4.        L'idée de Baader de forger une Union religieuse et de dé­passer, de ce fait, les clivages confessionnels bello­gènes, reste un impératif important. Les guerres inter-yougoslaves de 1991 à nos jours montrent clairement que les confessions ne sont pas neutralisées, qu'elles conservent une potentialité conflictuelle certaine. Pour nous, reste à savoir si les christianismes officiels peu­vent apporter l'harmonisation du continent ou s'il n'est pas légitime, comme nous le pensons, de retourner aux valeurs pré-chrétiennes, pour donner un socle plus sûr à notre espace civilisationnel.
5.        Avec Schmidt-Phiseldeck, force est de constater que la présence ottomane est une anomalie à l'Ouest de l'E­gée et du Bosphore, empêchant notre continent de se "vertébrer" définitivement [ajout d'avril 2000:  Toute pré­sence ottomane dans les Balkans interdit aux Euro­péens d'organiser le Danube. L'objectif des Ottomans était de contrôler ce grand fleuve, au moins jusqu'à Vienne, la "Pomme d'Or". Ce projet a échoué grâce à la résistance héroïque des milices urbaines de Vienne, des armées impériales, hongroises et polonaises. Ce projet a failli réussir à cause de la trahison des rois de France, François I et Louis XIV].
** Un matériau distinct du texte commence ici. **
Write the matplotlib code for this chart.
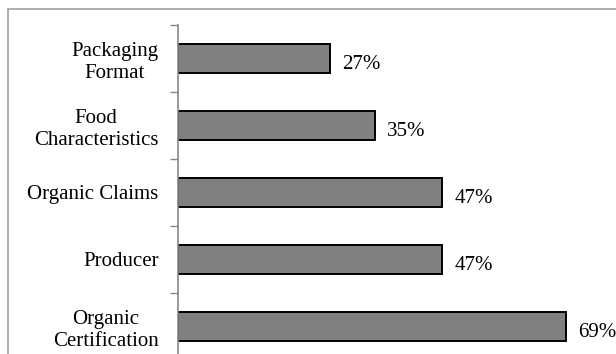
import matplotlib.pyplot as plt
from matplotlib.patches import Rectangle

# attribute labels, bottom to top
categories = ["Organic\nCertification", "Producer", "Organic Claims",
              "Food\nCharacteristics", "Packaging\nFormat"]
shares = [69, 47, 47, 35, 27]
share_labels = ["69%", "47%", "47%", "35%", "27%"]

plt.rcParams["font.family"] = ["Liberation Serif", "DejaVu Serif"]

W, H = 616, 354
fig = plt.figure(figsize=(W / 100, H / 100), dpi=100)

# outer chart border
fig.patches.append(Rectangle((7.5 / W, -0.1), 1.2, 1 - 9.5 / H + 0.1,
                             transform=fig.transFigure, fill=False,
                             edgecolor="#a0a0a0", linewidth=1.2))

px_per_pct = 5.62
left_px, top_px, step_px = 178, 25, 67
ax = fig.add_axes([left_px / W, 1 - (top_px + 5 * step_px) / H,
                   px_per_pct * 80 / W, 5 * step_px / H])

ypos = list(range(len(categories)))
ax.barh(ypos, shares, height=0.42, color="#808080",
        edgecolor="black", linewidth=1.4, zorder=2)

for y, v, lab in zip(ypos, shares, share_labels):
    ax.annotate(lab, (v, y), xytext=(12, -6), textcoords="offset pixels",
                ha="left", va="center", fontsize=15)

ax.set_xlim(0, 80)
ax.set_ylim(-0.5, 4.5)
ax.set_xticks([])
ax.set_yticks(ypos)
ax.set_yticklabels(categories, fontsize=15, multialignment="center",
                   linespacing=1.2)
ax.tick_params(axis="y", which="major", length=0, pad=14)
ax.set_yticks([i - 0.5 for i in range(len(categories) + 1)], minor=True)
ax.tick_params(axis="y", which="minor", length=6, width=1, color="#888888")

for side in ["top", "right", "bottom"]:
    ax.spines[side].set_visible(False)
ax.spines["left"].set_color("#888888")
ax.spines["left"].set_linewidth(1.2)
ax.spines["left"].set_zorder(3)

fig.savefig("out.png", dpi=100)
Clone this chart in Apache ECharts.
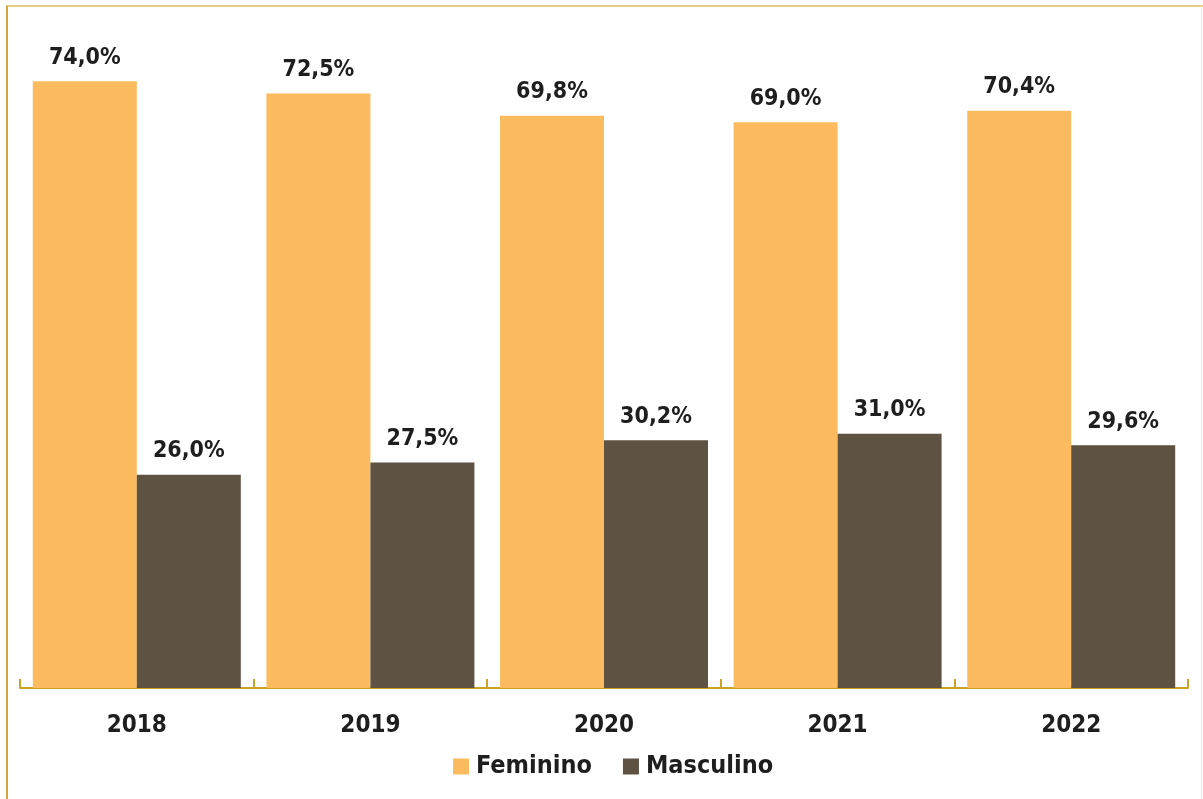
<!DOCTYPE html>
<html>
<head>
<meta charset="utf-8">
<script src="https://cdn.jsdelivr.net/npm/echarts@6/dist/echarts.min.js"></script>
<style>
html,body{margin:0;padding:0;background:#fff;}
#chart{width:1203px;height:799px;}
</style>
</head>
<body>
<div id="chart"></div>
<script>
var categories = ['2018', '2019', '2020', '2021', '2022'];
var feminino = [74.0, 72.5, 69.8, 69.0, 70.4];
var masculino = [26.0, 27.5, 30.2, 31.0, 29.6];
var seriesNames = ['Feminino', 'Masculino'];

var FONT = "'Liberation Sans Narrow', 'DejaVu Sans Condensed', 'Liberation Sans', sans-serif";
var chart = echarts.init(document.getElementById('chart'));
function fmt(p){ return p.value.toFixed(1).replace('.', ',') + '%'; }
var labelStyle = {
  show: true, position: 'top', distance: 12,
  formatter: fmt, fontFamily: FONT, fontWeight: 'bold', fontSize: 23, color: '#1e1e1e'
};
chart.setOption({
  animation: false,
  backgroundColor: '#fff',
  graphic: [
    { type: 'line', shape: { x1: 6, y1: 6, x2: 1203, y2: 6 }, style: { stroke: '#E7CE86', lineWidth: 2 } },
    { type: 'line', shape: { x1: 7, y1: 6, x2: 7, y2: 799 }, style: { stroke: '#D3A838', lineWidth: 2 } },
    { type: 'line', shape: { x1: 1201.5, y1: 6, x2: 1201.5, y2: 799 }, style: { stroke: '#F2E9CC', lineWidth: 1 } }
  ],
  grid: { left: 20, right: 15, top: 32, bottom: 111, containLabel: false },
  legend: {
    data: seriesNames,
    left: 448, top: 749,
    itemWidth: 16, itemHeight: 16, itemGap: 31,
    icon: 'rect',
    textStyle: { fontFamily: FONT, fontWeight: 'bold', fontSize: 25, color: '#1e1e1e', padding: [0,0,0,2] }
  },
  xAxis: {
    type: 'category', data: categories, boundaryGap: true,
    axisLine: { lineStyle: { color: '#C9A227', width: 2 } },
    axisTick: { show: true, inside: true, length: 9, lineStyle: { color: '#C9A227', width: 2 } },
    axisLabel: { fontFamily: FONT, fontWeight: 'bold', fontSize: 24, color: '#1e1e1e', margin: 26 }
  },
  yAxis: {
    type: 'value', min: 0, max: 80, show: false,
    splitLine: { show: false }
  },
  series: [
    { name: seriesNames[0], type: 'bar', data: feminino, barWidth: 104, barGap: '0%',
      itemStyle: { color: '#FDBB5F' }, label: labelStyle },
    { name: seriesNames[1], type: 'bar', data: masculino, barWidth: 104, barGap: '0%',
      itemStyle: { color: '#5E5242' }, label: labelStyle }
  ]
});
</script>
</body>
</html>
6.        Görres et Frantz ont théorisé clairement la nécessité de conserver à tout prix la cohésion du centre de l'Europe. Cette nécessité géographique doit être la base con­crè­te d'une renaissance du Saint-Empire.
7.        L'extraversion coloniale a ruiné l'Europe et importé en Eu­rope des conflits dont l'origine était extra-européen­ne. L'Europe doit d'abord s'auto-centrer puis organiser sa périphérie, par la diplomatie et un dialogue inter-ci­vilisations.
Ces sept recettes méritent d'être méditées.
(Extrait d'une conférence prononcée à l'Université d'été de "Synergies Européennes", Lourmarin, 1995).